_Job_
Starting with the first line of the data below, copy each line up to and including the one containing "(sr.south) -- (contr.north);". Pictures stay out.

begin Data shown

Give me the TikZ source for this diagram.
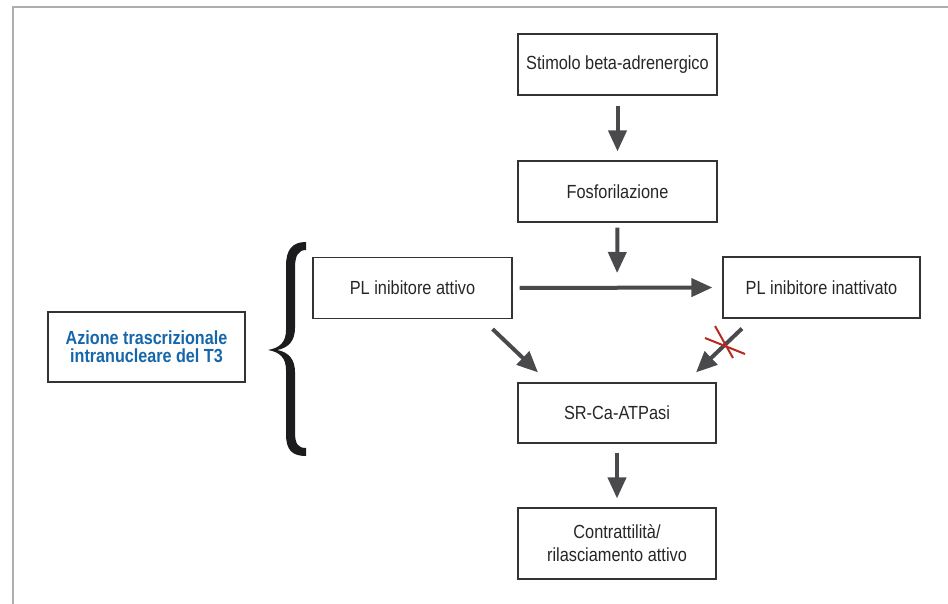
\documentclass[tikz,border=0pt]{standalone}
\usepackage{fontspec}
\setmainfont[FakeStretch=0.86]{Liberation Sans}
\newfontfamily\azfont[FakeStretch=0.85]{Liberation Sans}
\usetikzlibrary{arrows.meta}
\definecolor{arr}{HTML}{4A4A4D}
\definecolor{boxline}{HTML}{333333}
\definecolor{framegray}{HTML}{AEAEAE}
\definecolor{azblue}{RGB}{22,102,170}
\definecolor{xred}{HTML}{B8281E}
\definecolor{bracecol}{HTML}{1C1C1E}
\tikzset{
  box/.style={draw=boxline, line width=1.2pt, inner sep=0pt, align=center,
    minimum width=199pt, minimum height=61pt, text=black!85,
    font=\fontsize{19}{23}\selectfont},
  flow/.style={draw=arr, line width=4pt,
    -{Triangle[length=21pt,width=18pt]}},
  crossout/.style={draw=xred, line width=2pt}
}
\begin{document}
\begin{tikzpicture}[x=1pt,y=-1pt]
\useasboundingbox (0,0) rectangle (948,604);
\draw[framegray, line width=2pt] (12.5,604) -- (12.5,7) -- (948,7);

\node[box] (stim) at (617.5,64.5) {Stimolo beta-adrenergico};
\node[box] (fosf) at (617.5,191.5) {Fosforilazione};
\node[box] (platt) at (412.5,288) {PL inibitore attivo};
\node[box, minimum width=197pt] (plin) at (821.5,287.5) {PL inibitore inattivato};
\node[box, minimum width=197pt, minimum height=70pt, line width=1.5pt,
  font=\fontsize{19}{18}\selectfont\azfont\bfseries, text=azblue] (az) at (146.5,347)
  {Azione trascrizionale\\intranucleare del T3};
\node[box, minimum width=198pt, minimum height=60pt] (sr) at (617,413) {SR-Ca-ATPasi};
\node[box, minimum width=198pt, minimum height=71pt] (contr) at (617,543.5)
  {Contrattilità/\\rilasciamento attivo};

\coordinate (mid) at (617,288);

\draw[flow, shorten <=10pt, shorten >=9pt] (stim.south) -- (fosf.north);
\draw[flow, shorten <=5pt, shorten >=15pt] (fosf.south) -- (mid);
\draw[flow, shorten <=7pt, shorten >=10pt] (platt.east) -- (plin.west);
\draw[flow] ([shift={(-20,10)}]platt.south east) -- ([shift={(-79,-10)}]sr.north);
\draw[flow] ([shift={(19.5,10)}]plin.south west) -- ([shift={(79,-10)}]sr.north);
\draw[flow, shorten <=9pt, shorten >=9pt] (sr.south) -- (contr.north);

% red cross
\coordinate (xc) at (725,345);
\draw[crossout] ([shift={(-20,-7)}]xc) -- ([shift={(20,9)}]xc);
\draw[crossout] ([shift={(-10,-19)}]xc) -- ([shift={(8,13)}]xc);

% brace
\fill[bracecol] (306,242) .. controls (292,242) and (286,250) .. (286,266) -- (286,330)
  .. controls (286,342) and (280,348) .. (268,350)
  .. controls (280,352) and (286,358) .. (286,370) -- (286,434)
  .. controls (286,450) and (292,456) .. (306,456) -- (306,448)
  .. controls (298,448) and (295,444) .. (295,432) -- (295,372)
  .. controls (295,360) and (289,352) .. (277,350)
  .. controls (289,348) and (295,340) .. (295,328) -- (295,268)
  .. controls (295,256) and (298,250) .. (306,250) -- cycle;
\end{tikzpicture}
\end{document}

end Data shown

_The response_
Give me the TikZ source for this diagram.
\documentclass[tikz,border=0pt]{standalone}
\usepackage{fontspec}
\setmainfont[FakeStretch=0.86]{Liberation Sans}
\newfontfamily\azfont[FakeStretch=0.85]{Liberation Sans}
\usetikzlibrary{arrows.meta}
\definecolor{arr}{HTML}{4A4A4D}
\definecolor{boxline}{HTML}{333333}
\definecolor{framegray}{HTML}{AEAEAE}
\definecolor{azblue}{RGB}{22,102,170}
\definecolor{xred}{HTML}{B8281E}
\definecolor{bracecol}{HTML}{1C1C1E}
\tikzset{
  box/.style={draw=boxline, line width=1.2pt, inner sep=0pt, align=center,
    minimum width=199pt, minimum height=61pt, text=black!85,
    font=\fontsize{19}{23}\selectfont},
  flow/.style={draw=arr, line width=4pt,
    -{Triangle[length=21pt,width=18pt]}},
  crossout/.style={draw=xred, line width=2pt}
}
\begin{document}
\begin{tikzpicture}[x=1pt,y=-1pt]
\useasboundingbox (0,0) rectangle (948,604);
\draw[framegray, line width=2pt] (12.5,604) -- (12.5,7) -- (948,7);

\node[box] (stim) at (617.5,64.5) {Stimolo beta-adrenergico};
\node[box] (fosf) at (617.5,191.5) {Fosforilazione};
\node[box] (platt) at (412.5,288) {PL inibitore attivo};
\node[box, minimum width=197pt] (plin) at (821.5,287.5) {PL inibitore inattivato};
\node[box, minimum width=197pt, minimum height=70pt, line width=1.5pt,
  font=\fontsize{19}{18}\selectfont\azfont\bfseries, text=azblue] (az) at (146.5,347)
  {Azione trascrizionale\\intranucleare del T3};
\node[box, minimum width=198pt, minimum height=60pt] (sr) at (617,413) {SR-Ca-ATPasi};
\node[box, minimum width=198pt, minimum height=71pt] (contr) at (617,543.5)
  {Contrattilità/\\rilasciamento attivo};

\coordinate (mid) at (617,288);

\draw[flow, shorten <=10pt, shorten >=9pt] (stim.south) -- (fosf.north);
\draw[flow, shorten <=5pt, shorten >=15pt] (fosf.south) -- (mid);
\draw[flow, shorten <=7pt, shorten >=10pt] (platt.east) -- (plin.west);
\draw[flow] ([shift={(-20,10)}]platt.south east) -- ([shift={(-79,-10)}]sr.north);
\draw[flow] ([shift={(19.5,10)}]plin.south west) -- ([shift={(79,-10)}]sr.north);
\draw[flow, shorten <=9pt, shorten >=9pt] (sr.south) -- (contr.north);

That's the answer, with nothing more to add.